In this business, we’re constantly checking the weather and asking ourselves: What’s the temperature going to be? Can we make snow? Is there snow in the forecast? How much snow is in the forecast? When is the next powder day? And this list goes on…
Luckily for us, we can answer these questions with a good amount of confidence because we know who to go to for the answers.
Meet Russ Murley – Sunday River’s very own contracted meteorologist through Precision Weather Service. He’s the man with our twice daily snow plan and he’s here to talk about a change in weather pattern.
First of all, tell me about your weather background and what brought you to the Sunday River area?
I grew up in the Lakes Region and became interested in weather at a very young age. I followed that passion and got my degree in meteorology at Lyndon State in 1986. My career has been a mix of radio, television, and private consulting work – which is mostly what I do now. I started skiing (by accident) at Sugarloaf back in the 70s and have been in love with the sport since then. My habit has taken me all over the world, but my home mountain has been Sunday River since the late 80s.

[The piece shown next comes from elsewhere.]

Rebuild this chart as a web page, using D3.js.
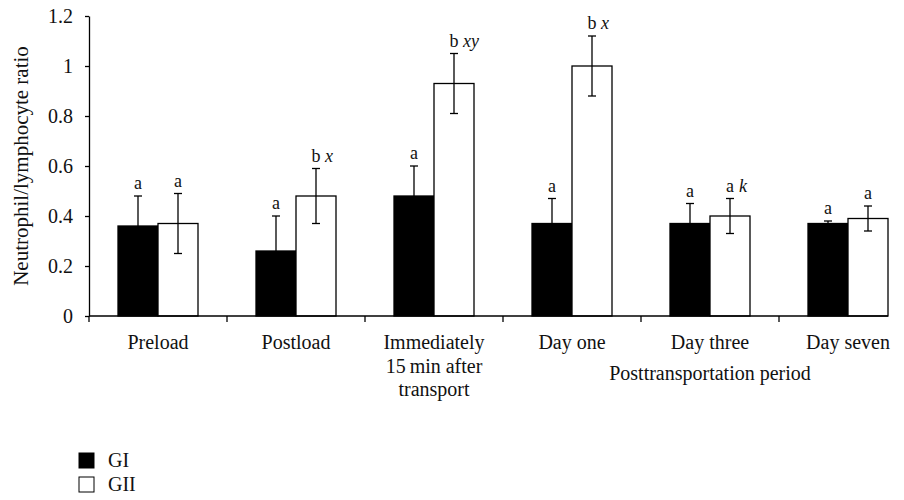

I moved to West Bethel last year in pursuit of 100-day seasons!
What service do you provide Sunday River and how long have you been working with us?
I started doing some consulting with Sunday River in the early 90s, but have been doing the day-to-day operational forecasting for about 15 years now.

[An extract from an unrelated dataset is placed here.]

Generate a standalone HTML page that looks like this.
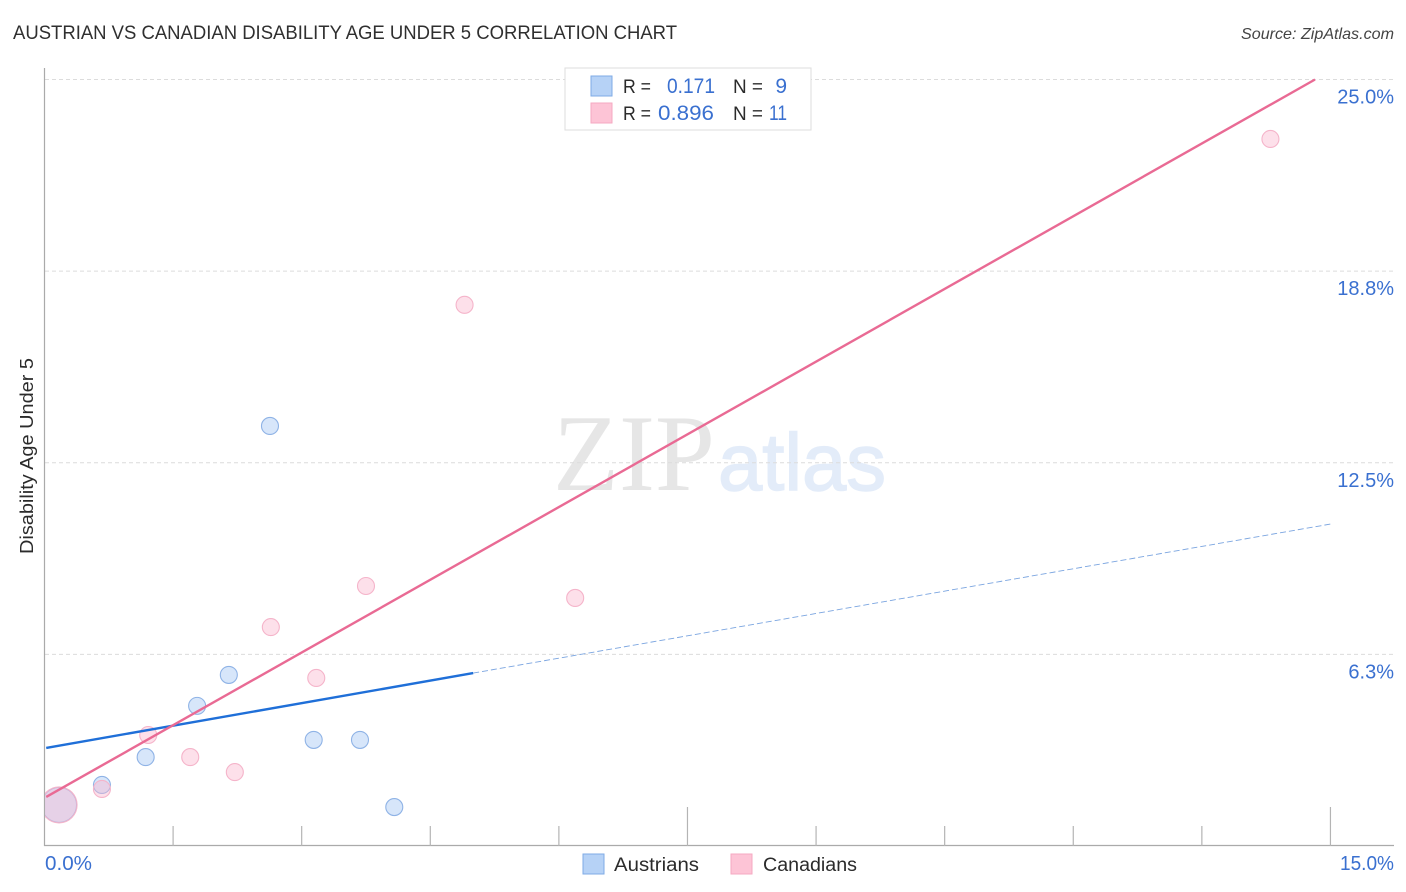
<!DOCTYPE html>
<html lang="en">
<head>
<meta charset="utf-8">
<title>Austrian vs Canadian Disability Age Under 5 Correlation Chart</title>
<style>
html,body{margin:0;padding:0;background:#fff;}
svg{display:block;font-family:"Liberation Sans",sans-serif;}
</style>
</head>
<body>
<svg id="chart" width="1406" height="892" viewBox="0 0 1406 892" xmlns="http://www.w3.org/2000/svg">
  <defs>
    <clipPath id="plot-clip"><rect x="45" y="60" width="1350" height="786"/></clipPath>
  </defs>
  <rect width="1406" height="892" fill="#ffffff"/>
  <text x="13" y="39" font-size="19" fill="#2f2f2f" textLength="664" lengthAdjust="spacingAndGlyphs">AUSTRIAN VS CANADIAN DISABILITY AGE UNDER 5 CORRELATION CHART</text>
  <text x="1241" y="39" font-size="16" font-style="italic" fill="#444444" textLength="153" lengthAdjust="spacingAndGlyphs">Source: ZipAtlas.com</text>
  <g>
    <text x="553" y="490" font-family="'Liberation Serif',serif" font-size="109" fill="#e6e6e6" textLength="162" lengthAdjust="spacingAndGlyphs">ZIP</text>
    <text x="718" y="490" font-size="81" fill="#e3ecf9" stroke="#e3ecf9" stroke-width="1.5" textLength="168" lengthAdjust="spacingAndGlyphs">atlas</text>
  </g>
  <g id="grid"></g>
  <g id="axes"></g>
  <g id="austrian-points" clip-path="url(#plot-clip)"></g>
  <g id="canadian-points" clip-path="url(#plot-clip)"></g>
  <g id="trends"></g>
  <g id="ylabels"></g>
  <text transform="translate(33,456) rotate(-90)" font-size="18" fill="#2b2b2b" text-anchor="middle" textLength="196" lengthAdjust="spacingAndGlyphs">Disability Age Under 5</text>
  <text x="45" y="870" font-size="20" fill="#3a70d0" textLength="47" lengthAdjust="spacingAndGlyphs">0.0%</text>
  <text x="1340" y="870" font-size="20" fill="#3a70d0" textLength="54" lengthAdjust="spacingAndGlyphs">15.0%</text>

  <g>
    <rect x="565" y="68" width="246" height="62" fill="#ffffff" stroke="#dddddd" stroke-width="1"/>
    <rect x="591" y="76" width="21" height="20" fill="#b6d2f6" stroke="#7fabe6"/>
    <rect x="591" y="103" width="21" height="20" fill="#fdc4d6" stroke="#f5a9c2"/>
    <text x="623" y="93" font-size="19" fill="#2b2b2b" textLength="28" lengthAdjust="spacingAndGlyphs">R =</text>
    <text x="667" y="93" font-size="21" fill="#3a70d0" textLength="48" lengthAdjust="spacingAndGlyphs">0.171</text>
    <text x="733" y="93" font-size="19" fill="#2b2b2b" textLength="30" lengthAdjust="spacingAndGlyphs">N =</text>
    <text x="787" y="93" font-size="21" fill="#3a70d0" text-anchor="end">9</text>
    <text x="623" y="120" font-size="19" fill="#2b2b2b" textLength="28" lengthAdjust="spacingAndGlyphs">R =</text>
    <text x="658" y="120" font-size="21" fill="#3a70d0" textLength="56" lengthAdjust="spacingAndGlyphs">0.896</text>
    <text x="733" y="120" font-size="19" fill="#2b2b2b" textLength="30" lengthAdjust="spacingAndGlyphs">N =</text>
    <text x="769" y="120" font-size="21" fill="#3a70d0" textLength="18" lengthAdjust="spacingAndGlyphs">11</text>
  </g>

  <g>
    <rect x="583" y="854" width="21" height="20" fill="#b6d2f6" stroke="#7fabe6"/>
    <text x="614" y="871" font-size="19" fill="#2b2b2b" textLength="85" lengthAdjust="spacingAndGlyphs">Austrians</text>
    <rect x="731" y="854" width="21" height="20" fill="#fdc4d6" stroke="#f5a9c2"/>
    <text x="763" y="871" font-size="19" fill="#2b2b2b" textLength="94" lengthAdjust="spacingAndGlyphs">Canadians</text>
  </g>
</svg>
<script>
const yTickValues = [25, 18.75, 12.5, 6.25];
const yTickLabels = ['25.0%', '18.8%', '12.5%', '6.3%'];
const xTickValues = [1.5, 3, 4.5, 6, 7.5, 9, 10.5, 12, 13.5, 15];
const xMajorTicks = [7.5, 15];
const austrianX = [0.17, 0.67, 1.18, 1.78, 2.15, 2.63, 3.14, 3.68, 4.08];
const austrianY = [1.34, 1.99, 2.90, 4.57, 5.58, 13.70, 3.46, 3.46, 1.27];
const austrianSize = [18, 9, 9, 9, 9, 9, 9, 9, 9];
const canadianX = [0.17, 0.67, 1.21, 1.70, 2.22, 2.64, 3.17, 3.75, 4.90, 6.19, 14.30];
const canadianY = [1.34, 1.86, 3.62, 2.90, 2.41, 7.14, 5.48, 8.48, 17.65, 8.09, 23.06];
const canadianSize = [18, 9, 9, 9, 9, 9, 9, 9, 9, 9, 9];
const austrianTrendSolidX = [0.02, 5.0];
const austrianTrendSolidY = [3.2, 5.64];
const austrianTrendDashX = [5.0, 15];
const austrianTrendDashY = [5.64, 10.5];
const canadianTrendX = [0.02, 14.82];
const canadianTrendY = [1.6, 25];

const NS = 'http://www.w3.org/2000/svg';
function xScale(v) { return 44.5 + v * 85.73; }
function yScale(v) { return 846 - v * 30.66; }
function make(tag, attrs, parent) {
  const el = document.createElementNS(NS, tag);
  for (const k in attrs) el.setAttribute(k, attrs[k]);
  parent.appendChild(el);
  return el;
}
const gridG = document.getElementById('grid');
const axesG = document.getElementById('axes');
const ylabelG = document.getElementById('ylabels');
const ausG = document.getElementById('austrian-points');
const canG = document.getElementById('canadian-points');
const trendG = document.getElementById('trends');

yTickValues.forEach(function (v, i) {
  const line = make('line', {x1: 45, x2: 1393, y1: yScale(v), y2: yScale(v), stroke: '#dcdcdc', 'stroke-width': 1, 'stroke-dasharray': '4 3'}, gridG);
  
  
  const label = make('text', {x: 1394, y: yScale(v) + 24, 'font-size': 20, fill: '#3a70d0', 'text-anchor': 'end'}, ylabelG);
  label.textContent = yTickLabels[i];
  
  
});

const yAxis = make('line', {x1: 44.5, x2: 44.5, y1: 68, y2: 846, stroke: '#aaaaaa', 'stroke-width': 1.2}, axesG);


const xAxis = make('line', {x1: 44, x2: 1394, y1: 845.5, y2: 845.5, stroke: '#aaaaaa', 'stroke-width': 1.2}, axesG);


xTickValues.forEach(function (v) {
  const top = xMajorTicks.indexOf(v) >= 0 ? 807 : 826;
  const tick = make('line', {x1: xScale(v), x2: xScale(v), y1: top, y2: 846, stroke: '#b4b4b4', 'stroke-width': 1.2}, axesG);
  
  
});

austrianX.forEach(function (v, i) {
  const c = make('circle', {cx: xScale(v), cy: yScale(austrianY[i]), r: austrianSize[i] - 0.5, fill: 'rgba(160,196,242,0.42)', stroke: '#8fb3e6', 'stroke-width': 1.1}, ausG);
  
  
});
canadianX.forEach(function (v, i) {
  const c = make('circle', {cx: xScale(v), cy: yScale(canadianY[i]), r: canadianSize[i] - 0.5 + (i === 0 ? 0.5 : 0), fill: 'rgba(250,180,205,0.42)', stroke: '#f5b4ca', 'stroke-width': 1.1}, canG);
  
  
});

const dash = make('line', {x1: xScale(austrianTrendDashX[0]), y1: yScale(austrianTrendDashY[0]), x2: xScale(austrianTrendDashX[1]), y2: yScale(austrianTrendDashY[1]), stroke: '#7ba5e0', 'stroke-width': 0.9, 'stroke-dasharray': '6 3'}, trendG);


const solid = make('line', {x1: xScale(austrianTrendSolidX[0]), y1: yScale(austrianTrendSolidY[0]), x2: xScale(austrianTrendSolidX[1]), y2: yScale(austrianTrendSolidY[1]), stroke: '#1f6fd8', 'stroke-width': 2.4}, trendG);


const pink = make('line', {x1: xScale(canadianTrendX[0]), y1: yScale(canadianTrendY[0]), x2: xScale(canadianTrendX[1]), y2: yScale(canadianTrendY[1]), stroke: '#e96a94', 'stroke-width': 2.4}, trendG);


</script>
</body>
</html>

We’ve been hearing a lot about a major pattern change – what exactly does this mean?
Well, we [typically] see several major pattern changes during the course of every season – the most recent change was the arrival of some consistently colder weather back in December. We’ve seen a bit of a break from the cold weather these past few weeks, and we’re eyeing a more significant pattern change that will bring us back to more consistent cold – and at times snowy weather – for what could be the majority of the next two months. The majority of the tools we use for long-range forecasting are on board with this big change, and I feel it will hold for quite some time.

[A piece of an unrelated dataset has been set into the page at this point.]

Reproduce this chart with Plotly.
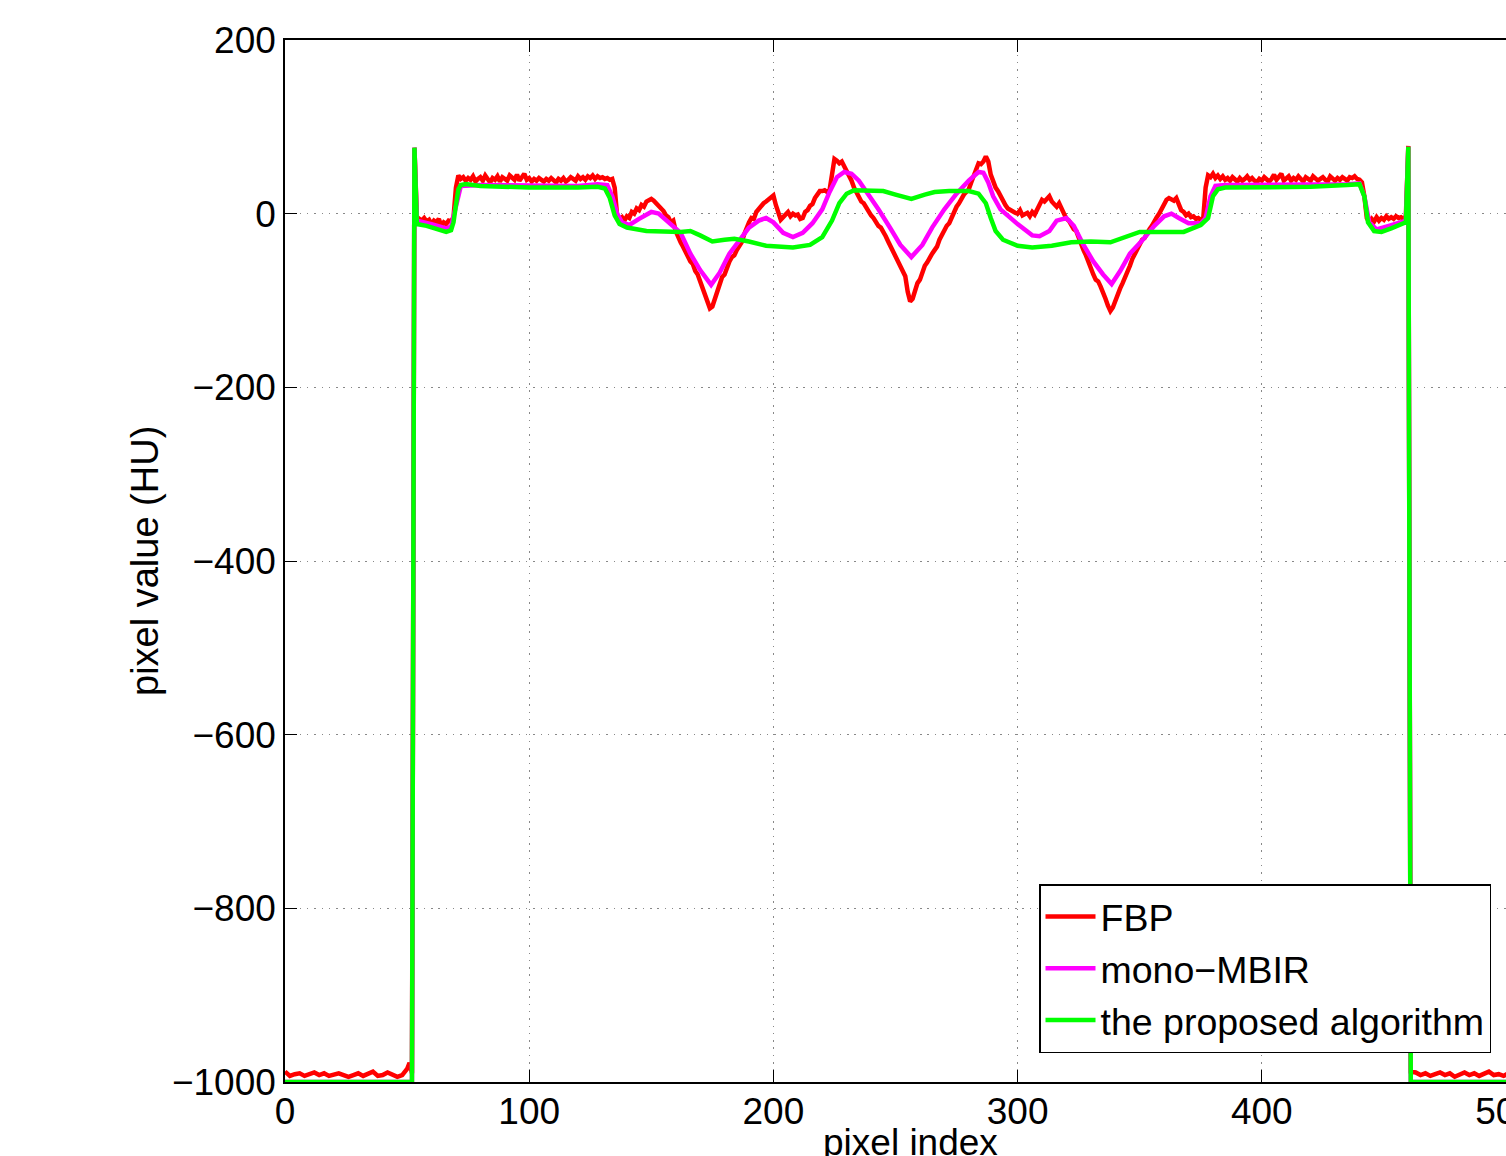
import plotly.graph_objects as go

# ---------------- data ----------------
fbp_x = list(range(0, 51, 2)) + list(range(51, 462)) + list(range(463, 512, 2))
fbp_y = [
    # left air region 0..50 step 2
    -988, -993, -991, -990, -993, -991, -989, -992, -990, -993,
    -991, -990, -992, -994, -992, -990, -993, -991, -988, -993,
    -992, -989, -991, -994, -992, -985,
    # 51..461
    -978, -990, 76, -4, -6, -8, -5, -9, -7, -12,
    -8, -10, -6, -14, -10, -12, -8, -9, -4, 30,
    44, 40, 42, 38, 41, 39, 43, 37, 40, 42,
    38, 44, 40, 36, 41, 39, 43, 37, 42, 40,
    38, 44, 41, 39, 45, 38, 42, 46, 39, 41,
    37, 40, 38, 41, 39, 37, 40, 38, 41, 39,
    36, 40, 38, 41, 37, 39, 42, 40, 38, 43,
    40, 42, 39, 43, 41, 44, 40, 43, 41, 42,
    40, 41, 39, 40, 30, -2, -6, -4, -8, -3,
    -5, 2, 0, 6, 4, 10, 8, 14, 16, 17,
    15, 12, 8, 5, 3, -2, -4, -10, -8, -20,
    -28, -33, -38, -44, -50, -55, -58, -66, -70, -78,
    -85, -94, -103, -109, -107, -98, -90, -82, -73, -70,
    -62, -55, -50, -48, -42, -38, -33, -24, -15, -10,
    -5, -6, 2, 6, 9, 12, 14, 16, 18, 21,
    10, 0, -7, -4, -1, 2, -3, 0, -2, -1,
    -6, -5, 2, 4, 9, 11, 18, 22, 26, 26,
    27, 25, 27, 45, 63, 61, 58, 60, 55, 50,
    44, 38, 30, 24, 20, 14, 12, 7, 3, -2,
    -5, -10, -14, -16, -20, -26, -32, -38, -42, -48,
    -55, -60, -66, -72, -90, -101, -98, -88, -80, -76,
    -66, -60, -56, -50, -46, -42, -38, -30, -24, -18,
    -14, -11, -4, 2, 8, 12, 18, 22, 25, 28,
    36, 44, 52, 58, 57, 60, 66, 60, 45, 36,
    30, 26, 20, 14, 10, 6, 4, 2, 1, 0,
    4, -2, 0, 1, -3, 2, -1, 5, 12, 16,
    14, 18, 20, 14, 10, 8, 12, 6, 0, -6,
    -8, -14, -18, -20, -28, -34, -42, -48, -56, -63,
    -70, -76, -78, -84, -90, -98, -106, -112, -108, -100,
    -93, -86, -80, -74, -66, -60, -52, -46, -40, -36,
    -30, -28, -22, -18, -14, -8, -4, 0, 6, 10,
    16, 18, 17, 15, 18, 10, 4, 2, -2, 0,
    -4, -3, -6, -5, -7, -6, 30, 44, 42, 46,
    41, 44, 40, 43, 39, 41, 38, 42, 39, 37,
    41, 38, 40, 43, 39, 41, 38, 36, 40, 38,
    42, 39, 37, 40, 45, 39, 42, 46, 38, 40,
    43, 38, 41, 39, 43, 40, 37, 42, 40, 38,
    43, 41, 38, 40, 42, 39, 37, 43, 40, 38,
    41, 39, 42, 40, 38, 42, 41, 43, 40, 39,
    36, 20, -5, -10, -6, -9, -4, -8, -5, -7,
    -3, -6, -4, -6, -3, -5, -4, -6, -3, 78,
    -988,
    # right air region 463..511 step 2
    -989, -992, -990, -993, -991, -989, -992, -990, -994, -991,
    -989, -992, -990, -993, -990, -988, -992, -991, -993, -990,
    -992, -989, -991, -993, -990,
]

mbir_x = [0, 52, 53, 54, 60, 66, 68, 70, 72, 80, 100, 120, 128, 132, 134, 136, 138,
          141, 145, 150, 153, 157, 162, 166, 170, 174.5, 178, 182, 186, 190, 194,
          197, 200, 204, 208, 212, 216, 220, 223, 226, 229, 232, 235, 238, 243,
          247.7, 252, 256.5, 261, 265, 270, 275, 280, 284, 286, 288, 290, 293,
          297, 300, 306, 309, 313, 316, 320, 323, 327, 331, 335, 338.5, 342, 346,
          351, 356, 360, 363, 366, 370, 375, 377, 379, 381, 385, 400, 420, 435,
          440, 442, 444, 447, 452, 456, 459, 460, 461, 511]
mbir_y = [-1000, -1000, 76, -8, -12, -17, -15, 10, 32, 33, 32, 32, 34, 33, 20, 0, -10,
          -13, -6, 2, 0, -10, -22, -46, -65, -82, -68, -46, -30, -16, -8,
          -5, -10, -22, -27, -22, -11, 5, 25, 42, 48, 46, 38, 26, 5,
          -16, -36, -50, -36, -16, 5, 23, 38, 48, 47, 36, 20, 5,
          -5, -12, -25, -26, -20, -8, -5, -14, -36, -55, -70, -81, -66, -46,
          -31, -14, -3, 0, -5, -11, -11, -5, 20, 32, 33, 33, 33, 34,
          35, 20, -10, -18, -14, -10, -8, 77, -1000, -1000]

prop_x = [0, 52, 53, 54, 58, 62, 66, 68, 69, 70, 71, 72, 74, 80, 100, 120, 128, 131,
          133, 135, 137, 140, 148, 162, 166, 170, 175, 180, 184, 190, 197, 208,
          215, 220, 222, 224, 227, 230, 233, 245, 250, 256.5, 262, 266, 272, 280,
          284, 287, 289, 291, 294, 300, 306, 314, 322, 330, 338, 345, 350, 362,
          368, 375, 378, 380, 382, 385, 400, 420, 435, 440, 442, 443.5, 446, 449,
          453, 457, 459, 460, 461, 511]
prop_y = [-1000, -1000, 76, -12, -14, -17, -21, -19, -10, 10, 28, 33, 34, 32, 30, 30, 31, 29,
          18, -2, -12, -16, -20, -21, -20, -25, -32, -30, -29, -32, -37, -39,
          -36, -27, -18, -8, 12, 23, 27, 26, 22, 17, 22, 25, 26, 26,
          23, 12, -5, -20, -30, -37, -39, -37, -33, -32, -33, -26, -21, -21,
          -21, -13, -5, 20, 28, 30, 30, 31, 33, 34, 20, -10, -20, -21,
          -17, -12, -10, 77, -1000, -1000]

series_names = ["FBP", "mono\u2212MBIR", "the proposed algorithm"]
series_colors = ["#ff0000", "#ff00ff", "#00ff00"]

x_ticks = [0, 100, 200, 300, 400, 500]
y_ticks = [-1000, -800, -600, -400, -200, 0, 200]

assert len(fbp_x) == len(fbp_y), (len(fbp_x), len(fbp_y))
assert len(mbir_x) == len(mbir_y), (len(mbir_x), len(mbir_y))
assert len(prop_x) == len(prop_y), (len(prop_x), len(prop_y))

# ---------------- figure ----------------
FONT = "Liberation Sans, Arial, Helvetica, sans-serif"
W, H = 1506, 1156
ML, MT, MB, MR = 285, 40, 74, 0
PW = W - ML - MR
PH = H - MT - MB

fig = go.Figure()
for xs, ys, name, col in zip([fbp_x, mbir_x, prop_x], [fbp_y, mbir_y, prop_y],
                             series_names, series_colors):
    fig.add_trace(go.Scatter(x=xs, y=ys, mode="lines", name=name,
                             line=dict(color=col, width=4.5)))

fig.update_layout(
    width=W, height=H,
    margin=dict(l=ML, r=MR, t=MT, b=MB, pad=0, autoexpand=False),
    paper_bgcolor="white", plot_bgcolor="white",
    font=dict(family=FONT, size=37, color="black"),
    showlegend=True,
    legend=dict(
        x=(1039 - ML) / PW, y=(1082 - 884) / PH, xanchor="left", yanchor="top",
        bgcolor="white", bordercolor="black", borderwidth=1.5,
        font=dict(family=FONT, size=37.5, color="black"),
        itemwidth=50, tracegroupgap=0,
    ),
    hovermode=False,
)

GRID_DASH = "1.5px,5.8px"
fig.update_xaxes(
    range=[0, 500], tickvals=x_ticks, ticktext=[str(v) for v in x_ticks],
    showline=True, linecolor="black", linewidth=1.5, mirror="ticks",
    ticks="inside", ticklen=12, tickcolor="black", tickwidth=1.2,
    showgrid=True, gridcolor="#888888", griddash=GRID_DASH, gridwidth=1.3,
    zeroline=False, ticklabeloverflow="allow", ticklabelstandoff=-4,
    tickfont=dict(family=FONT, size=37, color="black"),
)
fig.update_yaxes(
    range=[-1000, 200], tickvals=y_ticks,
    ticktext=[("\u2212" + str(-v)) if v < 0 else str(v) for v in y_ticks],
    showline=True, linecolor="black", linewidth=1.5, mirror=False,
    ticks="inside", ticklen=12, tickcolor="black", tickwidth=1.2,
    showgrid=True, gridcolor="#888888", griddash=GRID_DASH, gridwidth=1.3,
    zeroline=False, ticklabeloverflow="allow",
    tickfont=dict(family=FONT, size=37, color="black"),
)

# axis titles as annotations (the original axes extend past the cropped right edge)
fig.add_annotation(
    text="pixel index", xref="paper", yref="paper",
    x=(910 - ML) / PW, y=(1082 - 1120) / PH, xanchor="center", yanchor="top",
    showarrow=False, font=dict(family=FONT, size=37, color="black"),
)
fig.add_annotation(
    text="pixel value (HU)", xref="paper", yref="paper",
    x=(145 - ML) / PW, y=(1082 - 561) / PH, xanchor="center", yanchor="middle",
    textangle=-90, showarrow=False, font=dict(family=FONT, size=38, color="black"),
)

fig.write_html(
    "out.html",
    config={"displayModeBar": False},
    post_script="document.body.style.margin='0';document.body.style.overflow='hidden';"
)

What does this mean for Sunday River skiers and snowboarders?
This means that we’ve yet to see the best of the season. I feel we’ll see a good deal of snow going forward. The drought has broken and the longer range stuff I’ve been studying is consistent with a strong finish to winter. I think this will be a lot like the 92-93 season, which had no great shakes up until we got dumped on in February and March. The grand finale was a huge March blizzard that season!
Is this latest storm the beginning of this weather pattern shift?
Yes, this is the start of the “end of the thaw” and it’s a nice way to finish off two weeks of above normal temps.
What exactly is causing this weather pattern shift?
We’ve seen a big drop in the Southern Oscillation Index – which is a pressure pattern in the subtropical Pacific – and almost always telegraphs to a colder pattern in Eastern North America. In addition to this, we’ve seen what’s called a sudden stratospheric warming over the high arctic. This flip in the upper levels of the atmosphere will almost always lead to a much colder pattern over the eastern half of the country this time of year!
Give it to us straight – can we plan on more powder days ahead?
Absolutely – plenty more!
Now some easier questions; what is your favorite type of weather event to cover and why?
Snowstorms are my favorite – despite the low sleep factor. I also like tracking severe thunderstorms here in New England!
What is your favorite Sunday River trail to ski?
Where can we find you on a powder day?
If you could have any job here at Sunday River, what job would you want and why?
Ski Patrol – for all those choice first track powder runs then get. Product testing!
Après beverage of choice?
Depends on the weather, but usually a malted barley type of beverage.